All student visas are classed under Tier 4 of the points-based system. To qualify, visa applicants must have already been offered a position at an educational institution. The duration of Tier 4 visas varies, taking into account the time needed to conclude studies and attend graduation.
Tier 5 covers temporary workers and youth mobility. It replaced the previous schemes of Working Holidaymaker, au pairs, BUNAC, the Gap Year entrants concession, the Japan: Youth Exchange Scheme and the concession for research assistants to MPs.

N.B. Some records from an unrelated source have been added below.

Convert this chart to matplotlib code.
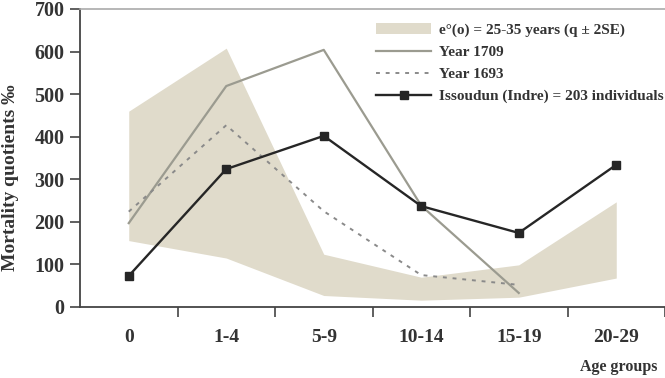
import numpy as np
import matplotlib.pyplot as plt

plt.rcParams['font.family'] = ['Liberation Serif', 'DejaVu Serif']
plt.rcParams['font.weight'] = 'bold'

age_groups = ['0', '1-4', '5-9', '10-14', '15-19', '20-29']
band_low = [156, 115, 27, 16, 23, 68]
band_high = [460, 608, 124, 70, 99, 247]
year_1709 = [197, 519, 604, 238, 33]
year_1693 = [224, 427, 225, 75, 52]
issoudun = [73, 324, 402, 237, 174, 334]

x = np.arange(len(age_groups))

fig = plt.figure(figsize=(6.65, 3.78), dpi=100)
ax = fig.add_axes([80 / 665, 1 - 307 / 378, 1 - 80 / 665, (307 - 9) / 378])

band = ax.fill_between(x, band_low, band_high, color='#e0dbcb', linewidth=0,
                       label='e°(o) = 25-35 years (q ± 2SE)')
l1709, = ax.plot(x[:len(year_1709)], year_1709, color='#9b9b90', lw=1.6, label='Year 1709')
l1693, = ax.plot(x[:len(year_1693)], year_1693, color='#8a8a8a', lw=1.4,
                 linestyle=(0, (2, 3)), label='Year 1693')
liss, = ax.plot(x, issoudun, color='#262626', lw=1.7, marker='s', markersize=6,
                label='Issoudun (Indre) = 203 individuals')

ax.set_xlim(-0.5, 5.47)
ax.set_ylim(0, 700)
ax.set_yticks(range(0, 701, 100))
# ticks sit between the groups, labels under the groups
ax.set_xticks(x + 0.5)
ax.set_xticklabels([])
ax.set_xticks(x, minor=True)
ax.set_xticklabels(age_groups, minor=True)
ax.tick_params(axis='x', which='minor', length=0, pad=16, labelsize=14, labelcolor='#333333')
ax.tick_params(axis='x', which='major', length=7, width=1.2, color='#444444')
ax.tick_params(axis='y', length=7, width=1.2, color='#444444', pad=4, labelsize=14.5,
               labelcolor='#333333')
for lab in ax.get_xticklabels(minor=True) + ax.get_yticklabels():
    lab.set_fontweight('bold')

ax.spines['left'].set_color('#444444')
ax.spines['left'].set_linewidth(1.3)
ax.spines['bottom'].set_color('#444444')
ax.spines['bottom'].set_linewidth(1.3)
ax.spines['top'].set_color('#aaaaaa')
ax.spines['top'].set_linewidth(1.2)
ax.spines['right'].set_visible(False)

fig.text(11 / 665, 1 - 178 / 378, 'Mortality quotients ‰', rotation=90, ha='center',
         va='center', fontsize=14, fontweight='bold', color='#333333')
fig.text(657 / 665, 1 - 367 / 378, 'Age groups', ha='right', va='center', fontsize=11.5,
         fontweight='bold', color='#333333')

leg = fig.legend(handles=[band, l1709, l1693, liss], loc='upper left',
                 bbox_to_anchor=(376 / 665, 1 - 23 / 378), frameon=False, fontsize=11,
                 handlelength=3.6, handletextpad=0.5, labelspacing=0.55, borderpad=0,
                 borderaxespad=0, numpoints=1)
for t in leg.get_texts():
    t.set_color('#333333')

fig.savefig('out.png', dpi=100)
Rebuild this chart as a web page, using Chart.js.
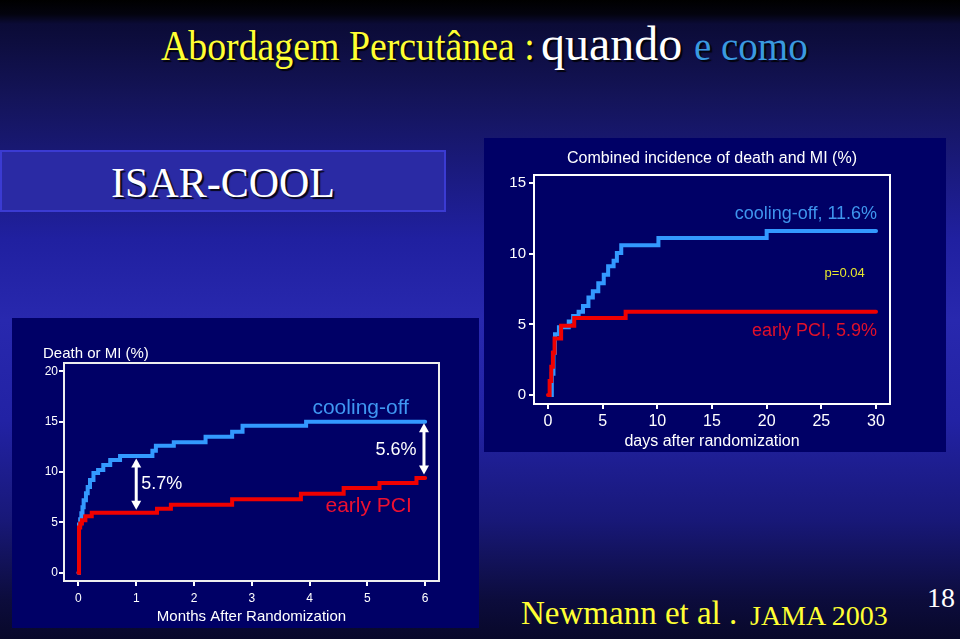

This category comprises five sub-categories:
- Temporary workers - International Agreement;
- Temporary Workers - Charity Workers;
- Temporary Workers - Creative and Sporting;
- Temporary Workers - Religious Workers; and
- Temporary Workers - Government Authorised Exchange.
Individuals are able to come to the UK for a maximum of 12 months (except for the Youth Mobility and International Agreement Schemes where successful applicants will get 24 months) in order to seek temporary and short-term work, after which they will be expected to leave. Applicants under all Tier 5 sub-categories need to score 30 points for a valid certificate of sponsorship from a licensed UK employer (except the Youth Mobility Scheme), and 10 points for maintenance (having enough funds to support themselves in the UK) – currently this is £800.

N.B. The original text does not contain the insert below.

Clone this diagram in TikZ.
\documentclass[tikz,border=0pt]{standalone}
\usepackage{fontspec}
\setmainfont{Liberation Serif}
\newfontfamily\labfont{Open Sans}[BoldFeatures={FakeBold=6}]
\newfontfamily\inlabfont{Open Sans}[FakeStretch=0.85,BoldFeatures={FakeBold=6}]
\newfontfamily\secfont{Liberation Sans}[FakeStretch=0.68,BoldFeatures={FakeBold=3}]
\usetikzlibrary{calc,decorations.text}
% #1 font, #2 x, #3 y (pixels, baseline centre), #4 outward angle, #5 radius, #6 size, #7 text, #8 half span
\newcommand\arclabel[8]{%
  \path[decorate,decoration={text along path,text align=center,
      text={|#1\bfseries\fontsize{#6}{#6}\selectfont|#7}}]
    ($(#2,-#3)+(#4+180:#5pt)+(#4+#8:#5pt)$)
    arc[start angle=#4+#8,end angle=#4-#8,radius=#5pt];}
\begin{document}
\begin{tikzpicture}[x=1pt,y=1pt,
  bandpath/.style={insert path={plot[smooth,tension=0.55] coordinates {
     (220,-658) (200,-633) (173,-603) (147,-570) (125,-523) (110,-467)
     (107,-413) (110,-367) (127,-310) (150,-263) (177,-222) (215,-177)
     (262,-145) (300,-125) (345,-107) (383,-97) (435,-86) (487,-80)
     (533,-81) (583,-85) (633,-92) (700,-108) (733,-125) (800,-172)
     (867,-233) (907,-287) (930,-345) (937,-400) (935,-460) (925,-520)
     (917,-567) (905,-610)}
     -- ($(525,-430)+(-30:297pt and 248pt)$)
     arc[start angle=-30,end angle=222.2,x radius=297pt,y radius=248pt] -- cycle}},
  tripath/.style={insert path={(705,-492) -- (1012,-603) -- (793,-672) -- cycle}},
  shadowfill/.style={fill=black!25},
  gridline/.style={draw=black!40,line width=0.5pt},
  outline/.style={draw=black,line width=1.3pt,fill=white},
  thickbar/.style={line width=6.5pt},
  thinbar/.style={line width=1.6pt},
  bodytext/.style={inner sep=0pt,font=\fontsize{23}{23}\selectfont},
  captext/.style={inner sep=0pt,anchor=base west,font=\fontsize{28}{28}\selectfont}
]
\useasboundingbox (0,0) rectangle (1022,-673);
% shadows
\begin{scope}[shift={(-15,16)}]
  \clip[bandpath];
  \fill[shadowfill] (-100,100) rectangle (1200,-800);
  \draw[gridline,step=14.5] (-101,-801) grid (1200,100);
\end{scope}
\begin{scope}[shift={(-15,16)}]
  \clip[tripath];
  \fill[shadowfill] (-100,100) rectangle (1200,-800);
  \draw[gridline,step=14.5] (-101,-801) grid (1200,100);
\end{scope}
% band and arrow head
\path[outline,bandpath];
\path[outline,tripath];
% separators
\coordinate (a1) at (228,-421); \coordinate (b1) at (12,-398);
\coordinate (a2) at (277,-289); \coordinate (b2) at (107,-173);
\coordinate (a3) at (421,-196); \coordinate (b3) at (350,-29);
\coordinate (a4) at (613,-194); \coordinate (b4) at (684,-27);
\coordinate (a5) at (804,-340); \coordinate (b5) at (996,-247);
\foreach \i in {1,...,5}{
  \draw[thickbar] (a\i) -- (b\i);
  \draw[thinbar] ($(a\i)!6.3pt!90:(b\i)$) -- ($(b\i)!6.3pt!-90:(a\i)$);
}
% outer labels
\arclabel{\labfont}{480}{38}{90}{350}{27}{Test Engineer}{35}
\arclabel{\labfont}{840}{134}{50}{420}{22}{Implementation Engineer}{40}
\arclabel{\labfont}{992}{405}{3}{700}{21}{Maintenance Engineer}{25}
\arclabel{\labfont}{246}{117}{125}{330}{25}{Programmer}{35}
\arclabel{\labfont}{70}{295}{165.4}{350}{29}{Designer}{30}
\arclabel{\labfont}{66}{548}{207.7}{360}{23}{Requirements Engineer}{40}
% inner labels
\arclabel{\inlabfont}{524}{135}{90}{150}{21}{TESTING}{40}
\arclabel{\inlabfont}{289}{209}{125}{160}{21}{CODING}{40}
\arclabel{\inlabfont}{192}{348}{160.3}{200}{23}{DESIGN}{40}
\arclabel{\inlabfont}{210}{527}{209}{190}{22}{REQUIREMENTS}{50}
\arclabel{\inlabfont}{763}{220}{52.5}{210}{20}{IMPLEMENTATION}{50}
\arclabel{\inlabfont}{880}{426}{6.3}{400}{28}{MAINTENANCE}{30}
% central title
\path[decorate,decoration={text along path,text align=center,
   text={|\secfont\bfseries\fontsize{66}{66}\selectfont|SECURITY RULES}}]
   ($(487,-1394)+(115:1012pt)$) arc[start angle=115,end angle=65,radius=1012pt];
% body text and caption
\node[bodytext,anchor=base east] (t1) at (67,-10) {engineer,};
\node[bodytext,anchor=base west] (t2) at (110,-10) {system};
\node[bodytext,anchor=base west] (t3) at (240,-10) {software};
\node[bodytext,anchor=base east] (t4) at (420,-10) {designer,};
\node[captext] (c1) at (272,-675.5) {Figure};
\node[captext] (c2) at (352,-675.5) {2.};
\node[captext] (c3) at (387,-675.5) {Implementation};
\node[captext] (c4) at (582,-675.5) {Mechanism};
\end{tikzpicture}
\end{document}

However, before you can apply under this category you need a valid certificate of sponsor, which can only be issued by a sponsor who is registered with the UK Border Agency.
In order to be eligible to apply under certain categories of the Points Based System, the applicant must have a sponsor which is on the UKBA register of sponsors. The register of sponsors lists all organisations that the UK Border Agency has licensed to employ migrant workers or sponsor migrant students.
Under the points-based system, if you are an employer or education provider who wants to act as a sponsor, you will need a licence. When you get a licence, you are added to the register of sponsors.
Only certain organisations/employers can be eligible for licences. Licences can only be applied for if:
- The potential sponsor is a legitimate organisation working within the law in the UK;
- There are no reasons to believe that the potential sponsor is a threat to immigration control; and
- The organisation will meet its sponsorship duties.